Article IX – Dispute Resolution

The Client and the Supplier agree that any and all disputes shall be governed by Slovak laws. Any disputes shall be preferably resolved in an amicable way; unless such amicable resolution is reached, the dispute shall be subject to the exclusive jurisdiction of Slovak courts.
Information for customers regarding options and terms of dispute settlement using the alternative dispute resolution system (hereinafter only the “ADR”):
If the client is unsatisfied with the settlement of his complaint or if the client believes that the supplier violated his rights, then the client has the right to bring a claim against the supplier seeking redress for the violation.
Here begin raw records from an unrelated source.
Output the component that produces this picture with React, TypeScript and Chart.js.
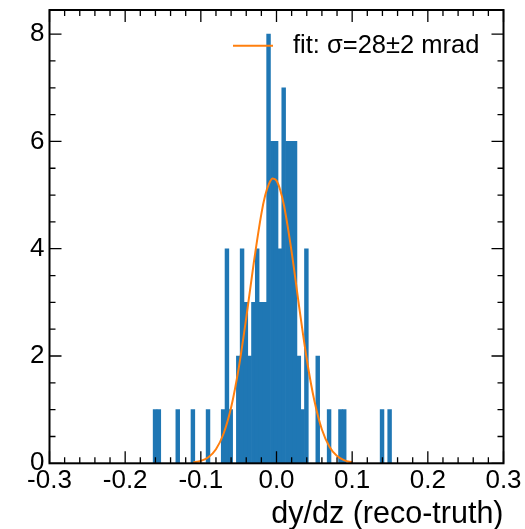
import React, { useEffect, useRef } from "react";
import { Chart, registerables } from "chart.js";

Chart.register(...registerables);

// Histogram binning (bin low edge of first listed bin, bin width)
const binLow = -0.163;
const binWidth = 0.005;
// Counts per bin
const binCounts = [
  1, 1, 0, 0, 0, 0, 1, 0, 0, 0,
  1, 0, 0, 0, 1, 0, 0, 0, 1, 4,
  1, 0, 2, 4, 3, 2, 3, 4, 3, 3,
  8, 6, 6, 4, 7, 6, 6, 6, 2, 1,
  4, 0, 0, 2, 0, 0, 1, 0, 0, 1,
  1, 0, 0, 0, 0, 0, 0, 0, 0, 0,
  1, 0, 1,
];

// Fit curve points
const fitX = [
  -0.11, -0.1, -0.09, -0.08, -0.07, -0.06, -0.05, -0.04, -0.03, -0.02,
  -0.015, -0.01, -0.005, 0.0, 0.005, 0.01, 0.02, 0.03, 0.04, 0.05,
  0.06, 0.07, 0.08, 0.09, 0.1,
];
const fitY = [
  0.015, 0.044, 0.113, 0.263, 0.551, 1.04, 1.77, 2.71, 3.74, 4.65,
  4.99, 5.21, 5.31, 5.27, 5.09, 4.8, 3.94, 2.91, 1.94, 1.17,
  0.63, 0.31, 0.135, 0.054, 0.019,
];

const yTickValues = [0, 2, 4, 6, 8];
const xTickValues = [-0.3, -0.2, -0.1, 0.0, 0.1, 0.2, 0.3];
const xTickLabels = ["-0.3", "-0.2", "-0.1", "0.0", "0.1", "0.2", "0.3"];

const fitLabel = "fit: σ=28±2 mrad";
const xTitle = "dy/dz (reco-truth)";
const xMin = -0.3;
const xMax = 0.3;
const yMin = 0;
const yMax = 8.45;

const FONT = "'Liberation Sans', Arial, Helvetica, sans-serif";

const framePlugin = {
  id: "frameTicksLegend",
  afterDatasetsDraw(chart: any) {
    const { ctx, chartArea: a, scales } = chart;
    const x = scales.x;
    const y = scales.y;
    ctx.save();
    ctx.strokeStyle = "#000";
    ctx.lineWidth = 1.3;
    ctx.beginPath();
    for (let k = 0; k <= 30; k++) {
      const v = xMin + 0.02 * k;
      const px = x.getPixelForValue(v);
      const len = k % 5 === 0 ? 12 : 6;
      ctx.moveTo(px, a.bottom);
      ctx.lineTo(px, a.bottom - len);
      ctx.moveTo(px, a.top);
      ctx.lineTo(px, a.top + len);
    }
    for (let k = 0; k * 0.5 <= yMax; k++) {
      const py = y.getPixelForValue(k * 0.5);
      const len = k % 4 === 0 ? 12 : 6;
      ctx.moveTo(a.left, py);
      ctx.lineTo(a.left + len, py);
      ctx.moveTo(a.right, py);
      ctx.lineTo(a.right - len, py);
    }
    ctx.stroke();
    ctx.restore();
  },
  afterDraw(chart: any) {
    const { ctx, chartArea: a } = chart;
    ctx.save();
    ctx.strokeStyle = "#000";
    ctx.lineWidth = 2;
    ctx.strokeRect(a.left, a.top, a.right - a.left, a.bottom - a.top);
    // legend
    const ds = chart.data.datasets[0];
    const ly = a.top + 35.7;
    ctx.strokeStyle = ds.borderColor;
    ctx.lineWidth = 2;
    ctx.beginPath();
    ctx.moveTo(a.left + 183.5, ly);
    ctx.lineTo(a.left + 223.5, ly);
    ctx.stroke();
    ctx.fillStyle = "#000";
    ctx.font = `25.5px ${FONT}`;
    ctx.textAlign = "left";
    ctx.textBaseline = "middle";
    ctx.fillText(ds.label, a.left + 243.5, ly);
    ctx.restore();
  },
};

export default function App() {
  const ref = useRef<HTMLCanvasElement | null>(null);

  useEffect(() => {
    if (!ref.current) return;
    const bars = binCounts.map((c, i) => ({ x: binLow + binWidth * (i + 0.5), y: c }));
    const fit = fitX.map((v, i) => ({ x: v, y: fitY[i] }));
    const chart = new Chart(ref.current, {
      type: "bar",
      data: {
        datasets: [
          {
            type: "line",
            label: fitLabel,
            data: fit,
            borderColor: "#ff7f0e",
            borderWidth: 2,
            pointRadius: 0,
            cubicInterpolationMode: "monotone",
            fill: false,
            order: 0,
          } as any,
          {
            type: "bar",
            label: "data",
            data: bars,
            backgroundColor: "#1f77b4",
            borderWidth: 0,
            barPercentage: 1,
            categoryPercentage: 1,
            grouped: false,
            order: 1,
          } as any,
        ],
      },
      options: {
        responsive: false,
        animation: false,
        devicePixelRatio: 1,
        layout: { padding: { top: 10, right: 21.5, left: 0, bottom: 0 } },
        plugins: {
          legend: { display: false },
          tooltip: { enabled: false },
        },
        scales: {
          x: {
            type: "linear",
            min: xMin,
            max: xMax,
            offset: false,
            grid: { display: false, drawTicks: false },
            border: { display: false },
            afterBuildTicks: (s: any) => {
              s.ticks = xTickValues.map((v) => ({ value: v }));
            },
            ticks: {
              color: "#000",
              font: { family: FONT, size: 26 },
              padding: 2,
              maxRotation: 0,
              autoSkip: false,
              callback: (_v: any, i: number) => xTickLabels[i],
            },
            title: {
              display: true,
              text: xTitle,
              align: "end",
              color: "#000",
              font: { family: FONT, size: 30.5 },
              padding: { top: 0, bottom: -3.5 },
            },
            afterFit: (s: any) => {
              s.height = 65.7;
              s.paddingLeft = 0;
              s.paddingRight = 0;
            },
          },
          y: {
            min: yMin,
            max: yMax,
            grid: { display: false, drawTicks: false },
            border: { display: false },
            afterBuildTicks: (s: any) => {
              s.ticks = yTickValues.map((v) => ({ value: v }));
            },
            ticks: {
              color: "#000",
              font: { family: FONT, size: 26 },
              padding: 5,
              callback: (v: any) => String(v),
            },
            afterFit: (s: any) => {
              s.width = 49.5;
              s.paddingTop = 0;
              s.paddingBottom = 0;
            },
          },
        },
      },
      plugins: [framePlugin],
    });
    return () => chart.destroy();
  }, []);

  return (
    <div style={{ position: "fixed", left: 0, top: 0, width: 525, height: 529, background: "#fff" }}>
      <canvas ref={ref} width={525} height={529} />
    </div>
  );
}
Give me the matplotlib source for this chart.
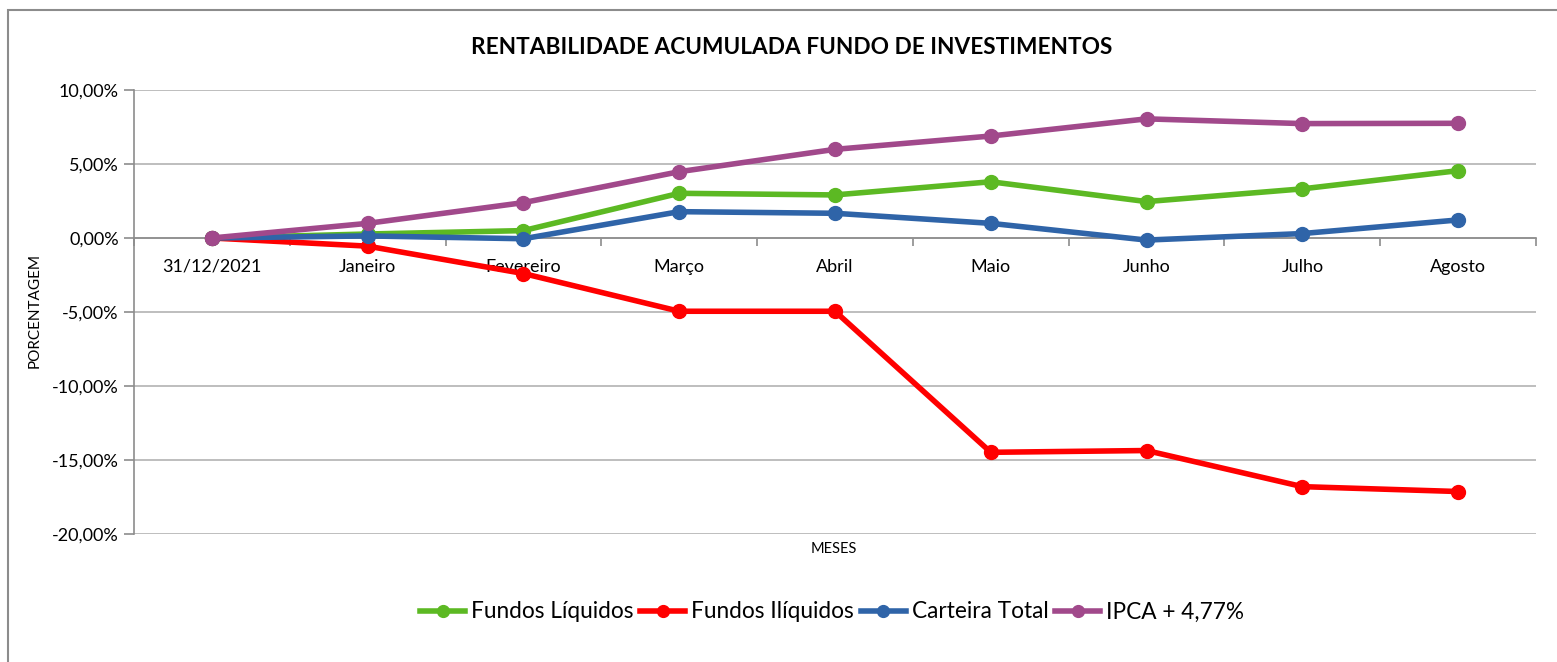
import numpy as np
import matplotlib
matplotlib.use("Agg")
import matplotlib.pyplot as plt
from matplotlib.ticker import FuncFormatter, FixedLocator
from matplotlib.patches import Rectangle

plt.rcParams['font.family'] = ['Lato', 'DejaVu Sans']

# --- DATA ---
meses = ['31/12/2021', 'Janeiro', 'Fevereiro', 'Março', 'Abril',
         'Maio', 'Junho', 'Julho', 'Agosto']
fundos_liquidos = [0.00, 0.27, 0.50, 3.02, 2.91, 3.80, 2.46, 3.32, 4.55]
fundos_iliquidos = [0.00, -0.55, -2.40, -4.95, -4.95, -14.48, -14.36, -16.80, -17.13]
carteira_total = [0.00, 0.14, -0.05, 1.78, 1.67, 0.99, -0.14, 0.30, 1.22]
ipca = [0.00, 0.99, 2.39, 4.48, 5.99, 6.89, 8.05, 7.73, 7.75]

series = [
    ('Fundos Líquidos', fundos_liquidos, '#5cb923'),
    ('Fundos Ilíquidos', fundos_iliquidos, '#ff0000'),
    ('Carteira Total', carteira_total, '#2f64a8'),
    ('IPCA + 4,77%', ipca, '#a1498b'),
]

# --- PLOT ---
W, H = 1557, 662
fig = plt.figure(figsize=(W / 100, H / 100), dpi=100)
ax = fig.add_axes([134 / W, 1 - 534 / H, (1536 - 134) / W, (534 - 90) / H])

x = np.arange(len(meses))
for nome, vals, cor in series:
    ax.plot(x, vals, color=cor, lw=4.0, marker='o', ms=10,
            solid_joinstyle='round', label=nome, zorder=3)

ax.set_xlim(-0.5, len(meses) - 0.5)
ax.set_ylim(-20, 10)
ax.set_yticks(np.arange(-20, 10.1, 5))
ax.yaxis.set_major_formatter(FuncFormatter(lambda v, p: f'{v:.2f}%'.replace('.', ',')))
ax.grid(axis='y', color='#b3b3b3', lw=1.2)
ax.set_axisbelow(True)

ax.set_xticks(x)
ax.set_xticklabels(meses)
ax.xaxis.set_minor_locator(FixedLocator(np.arange(-0.5, len(meses), 1.0)))
ax.tick_params(axis='x', which='major', length=0, pad=15, labelsize=13)
ax.tick_params(axis='x', which='minor', length=6, color='#8c8c8c', width=1.2)
ax.tick_params(axis='y', length=7, color='#8c8c8c', width=1.2, labelsize=13, pad=4)

for s in ['top', 'right']:
    ax.spines[s].set_visible(False)
ax.spines['bottom'].set_position(('data', 0))
ax.spines['bottom'].set_color('#8c8c8c')
ax.spines['bottom'].set_linewidth(1.2)
ax.spines['left'].set_color('#8c8c8c')
ax.spines['left'].set_linewidth(1.2)

fig.text(792 / W, 1 - 47 / H, 'RENTABILIDADE ACUMULADA FUNDO DE INVESTIMENTOS',
         ha='center', va='center', fontsize=16.3, fontweight='bold')
fig.text(834 / W, 1 - 549 / H, 'MESES', ha='center', va='center', fontsize=10.5)
fig.text(35 / W, 1 - 310 / H, 'PORCENTAGEM', ha='center', va='center',
         rotation=90, fontsize=11)

fig.legend(loc='center', bbox_to_anchor=(832 / W, 1 - 612 / H), ncol=4,
           frameon=False, fontsize=16.3, handlelength=2.0, handletextpad=0.25,
           columnspacing=0.3, markerscale=0.85)

fig.patches.append(Rectangle((8 / W, -0.1), 1.2, 1 - 10 / H + 0.1,
                             transform=fig.transFigure, fill=False,
                             edgecolor='#8c8c8c', lw=1.5))

fig.savefig('out.png', dpi=100)
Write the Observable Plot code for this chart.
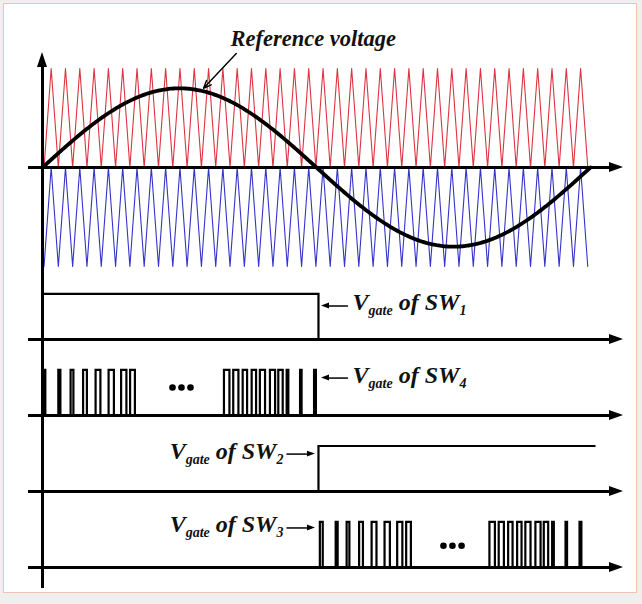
<!DOCTYPE html>
<html><head><meta charset="utf-8">
<script src="https://cdn.jsdelivr.net/npm/d3@7"></script>
<script src="https://cdn.jsdelivr.net/npm/@observablehq/plot@0.6"></script>
<style>
html,body{margin:0;padding:0;background:#f1efee;}
#frame{position:absolute;left:3px;top:3px;width:632px;height:588px;border:1.5px solid #f0c3b3;background:#fff;}
#chart{position:absolute;left:0;top:0;}
</style></head><body><div id="frame"></div><div id="chart"></div>
<script>
// ---------------- data (time axis in electrical degrees) ----------------
const refAmplitude = 0.8;            // reference sine amplitude (carrier = 1)
const refSpan = [0, 360];            // one period of the reference
const carrierStart = 1;              // first carrier valley (deg)
const carrierPeriod = 9.4;           // carrier period (deg)
const carrierCycles = 38;            // number of carrier periods drawn
const sw1On = [0, 181.3];            // SW1 gate high interval
const sw2On = [181.3, 363.3];        // SW2 gate high interval
const sw4Pulses = [[1.45,1.85],[10.4,11.75],[18.46,20.3],[26.67,29.17],[34.88,38.04],[43.42,46.91],[51.64,55.12],[57.55,60.7],
  [119.2,122.8],[125.3,128.7],[131.5,134.4],[137.4,140.3],[142.8,146.2],[149.4,152.8],[154.9,157.8],[160.4,161.5],[169.2,170.2],[178.4,179.6]];
const sw3Pulses = [[182.2,184.1],[192.6,193.9],[199.8,201.6],[208.0,210.5],[216.2,219.4],[224.7,228.2],[233.0,236.4],[238.9,242.0],
  [293.6,297.2],[299.7,303.1],[305.9,308.8],[311.8,314.7],[317.2,320.6],[323.8,327.2],[329.3,332.2],[334.8,335.9],[343.6,344.6],[352.8,354.0]];
const sw4Dots = [85.4, 91.3, 97.2];
const sw3Dots = [263.4, 269.3, 275.3];
const titleText = "Reference voltage";
const gateLabels = ["V_{gate} of SW_{1}", "V_{gate} of SW_{4}", "V_{gate} of SW_{2}", "V_{gate} of SW_{3}"];

// ---------------- layout (positions in scale units) ----------------
const L = {
  base: {SW1: -1.737, SW4: -2.505, SW2: -3.273, SW3: -4.04},
  pulseH: 0.46,
  axisX1: -9.2, axisArrowBase: 372.5, axisArrowTip: 381.7, arrowHalfH: 0.05,
  vAxisBottom: -4.253, vArrowBase: 1.01, vArrowTip: 1.162, vArrowHalfW: 3.3,
  headLen: 5.26, headHalf: 0.03,
  dotRel: {SW4: 0.283, SW3: 0.22}
};
const labelLayout = [
  {panel: "SW1", x: 203.7, anchor: "start", rel: 0.293, tail: 201.0, tip: 183.3},
  {panel: "SW4", x: 203.7, anchor: "start", rel: 0.333, tail: 201.0, tip: 183.3},
  {panel: "SW2", x: 158.3, anchor: "end",   rel: 0.333, tail: 160.6, tip: 179.3},
  {panel: "SW3", x: 158.3, anchor: "end",   rel: 0.354, tail: 160.6, tip: 179.3}
];

// ---------------- build mark tables ----------------
const red = [], blue = [];
for (let k = 0; k <= carrierCycles; k++) {
  const xv = carrierStart + k * carrierPeriod;
  red.push({x: xv, y: 0}); blue.push({x: xv, y: -1});
  if (k < carrierCycles) {
    red.push({x: xv + carrierPeriod / 2, y: 1}); blue.push({x: xv + carrierPeriod / 2, y: 0});
  }
}
const sine = d3.range(refSpan[0], refSpan[1] + 0.5, 1).map(d => ({x: d, y: refAmplitude * Math.sin(d * Math.PI / 180)}));

const pulsePts = [];
function addPulses(list, panel) {
  const B = L.base[panel], H = L.pulseH;
  list.forEach(([a, b], i) => {
    const z = panel + i;
    pulsePts.push({x: a, y: B, z}, {x: a, y: B + H, z}, {x: b, y: B + H, z}, {x: b, y: B, z});
  });
}
addPulses(sw4Pulses, "SW4");
addPulses(sw3Pulses, "SW3");
pulsePts.push({x: sw1On[0], y: L.base.SW1 + L.pulseH, z: "s1"}, {x: sw1On[1], y: L.base.SW1 + L.pulseH, z: "s1"}, {x: sw1On[1], y: L.base.SW1, z: "s1"});
pulsePts.push({x: sw2On[0], y: L.base.SW2, z: "s2"}, {x: sw2On[0], y: L.base.SW2 + L.pulseH, z: "s2"}, {x: sw2On[1], y: L.base.SW2 + L.pulseH, z: "s2"});

const axisYs = [0, L.base.SW1, L.base.SW4, L.base.SW2, L.base.SW3];
const heads = [];
axisYs.forEach((yb, i) => {
  heads.push({x: L.axisArrowBase, y1: yb - L.arrowHalfH, y2: yb + L.arrowHalfH, z: "a" + i});
  heads.push({x: L.axisArrowTip, y1: yb, y2: yb, z: "a" + i});
});
const shafts = [];
const labelRows = [];
labelLayout.forEach((l, i) => {
  const yT = L.base[l.panel] + l.rel;
  const yA = yT + 0.045;
  const dir = Math.sign(l.tip - l.tail);
  const hb = l.tip - dir * L.headLen;
  shafts.push({x1: l.tail, x2: hb, y: yA});
  heads.push({x: hb, y1: yA - L.headHalf, y2: yA + L.headHalf, z: "l" + i});
  heads.push({x: l.tip, y1: yA, y2: yA, z: "l" + i});
  labelRows.push({x: l.x, y: yT, text: gateLabels[i], anchor: l.anchor});
});
const dots = [
  ...sw4Dots.map(x => ({x, y: L.base.SW4 + L.dotRel.SW4})),
  ...sw3Dots.map(x => ({x, y: L.base.SW3 + L.dotRel.SW3}))
];

const font = {fontFamily: "'Liberation Serif', 'Times New Roman', serif", fontStyle: "italic", fontWeight: "bold", fill: "#111"};

const chart = Plot.plot({
  width: 642, height: 604, margin: 0,
  style: {background: "transparent", overflow: "visible"},
  x: {domain: [0, 360], range: [42, 590], axis: null},
  y: {domain: [-1, 1], range: [266, 68], axis: null},
  marks: [
    Plot.line(red, {x: "x", y: "y", stroke: "#dc3440", strokeWidth: 1.1}),
    Plot.line(blue, {x: "x", y: "y", stroke: "#3434c8", strokeWidth: 1.1}),
    Plot.ruleY(axisYs, {x1: L.axisX1, x2: L.axisArrowBase + 0.5, stroke: "#000", strokeWidth: 3}),
    Plot.ruleX([0], {y1: L.vAxisBottom, y2: L.vArrowBase, stroke: "#000", strokeWidth: 3}),
    Plot.areaX([{y: L.vArrowBase, x1: -L.vArrowHalfW, x2: L.vArrowHalfW}, {y: L.vArrowTip, x1: 0, x2: 0}], {y: "y", x1: "x1", x2: "x2", fill: "#000"}),
    Plot.areaY(heads, {x: "x", y1: "y1", y2: "y2", z: "z", fill: "#000"}),
    Plot.line(sine, {x: "x", y: "y", stroke: "#000", strokeWidth: 3.8}),
    Plot.line(pulsePts, {x: "x", y: "y", z: "z", stroke: "#000", strokeWidth: 2.2, strokeLinejoin: "miter", strokeLinecap: "butt", strokeMiterlimit: 4}),
    Plot.ruleY(shafts, {x1: "x1", x2: "x2", y: "y", stroke: "#000", strokeWidth: 1.5}),
    Plot.dot(dots, {x: "x", y: "y", r: 3.3, fill: "#000"}),
    Plot.arrow([{x1: 127.3, y1: 1.152, x2: 105.8, y2: 0.80}], {x1: "x1", y1: "y1", x2: "x2", y2: "y2", stroke: "#000", strokeWidth: 1.4, headLength: 9, headAngle: 45}),
    Plot.text([{x: 123.5, y: 1.232}], {x: "x", y: "y", text: () => titleText, textAnchor: "start", lineAnchor: "bottom", fontSize: 22.5, ...font}),
    Plot.text(labelRows.filter(d => d.anchor === "start"), {x: "x", y: "y", text: "text", textAnchor: "start", lineAnchor: "bottom", fontSize: 24, ...font}),
    Plot.text(labelRows.filter(d => d.anchor === "end"), {x: "x", y: "y", text: "text", textAnchor: "end", lineAnchor: "bottom", fontSize: 24, ...font})
  ]
});

// turn "_{...}" into real subscript tspans
chart.querySelectorAll("text").forEach(t => {
  const s = t.textContent;
  if (!s.includes("_{")) return;
  t.textContent = "";
  const NS = "http://www.w3.org/2000/svg";
  const re = /_\{([^}]*)\}/g;
  let last = 0, m, low = false;
  const add = (str, sub) => {
    const ts = document.createElementNS(NS, "tspan");
    ts.textContent = str;
    if (sub) { ts.setAttribute("font-size", "14"); if (!low) { ts.setAttribute("dy", "5"); low = true; } }
    else if (low) { ts.setAttribute("dy", "-5"); low = false; }
    t.appendChild(ts);
  };
  while ((m = re.exec(s))) {
    if (m.index > last) add(s.slice(last, m.index), false);
    add(m[1], true);
    last = re.lastIndex;
  }
  if (last < s.length) add(s.slice(last), false);
});

document.getElementById("chart").appendChild(chart);
</script></body></html>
If the supplier dismisses the client’s request, or does not respond within 30 days from the sending date of the request, then the client has the right to file a motion (hereinafter only the “Motion”) to an alternative dispute resolution entity (hereinafter only the “ADR Entity”) in accordance with Act No. 391/2015 Coll. on the Alternative Resolution of Consumer Disputes. ADR does not apply to disputes with an identifiable value not exceeding EUR 20. An ADR Entity means the Slovak Trade Inspection, or other legal entity recorded in the Register of ADR Entities kept by the Ministry of Economy of the Slovak Republic. The client can send the Motion to the ADR Entity as a hardcopy, in electronic form, or verbally with a record made. The client can also file the Motion using the form available at the website of the Slovak Trade Inspection: www.soi.sk, or use the ADR platform available at the EU website: http://ec.europa.eu/consumers/odr/index_en.htm. While ADR procedures conducted by the Slovak Trade Inspection are free of charge, other ADR Entities can request that the Client pays an initial fee in the amount of maximum EUR 5 including VAT. In principle, the ADR Entity shall close ADR procedures within 90 days from the commencement date thereof.

 

Article X – Final Provisions

These General Terms & Conditions form an integral part of the contract between the Supplier and the Client, and are binding on both parties. The legal relationships established by the contract shall be governed by the provisions of the contract, individually agreed conditions, the provisions of these General Terms & Conditions and relevant legal regulations. The provisions of the Contract shall take precedence over the provisions of these General Terms & Conditions and non-mandatory provisions of generally binding legal regulations. Translata, spol. s r. o. reserves the right to unilaterally amend or supplement these General Terms & Conditions. Any amendments to these General Terms & Conditions shall become effective upon being published at the website www.translata.sk. The legal relationships arising from the contract shall at any time be governed by the General Terms & Conditions applicable at the time when the order becomes binding. These General Terms & Conditions shall come into force as of December 05, 2014.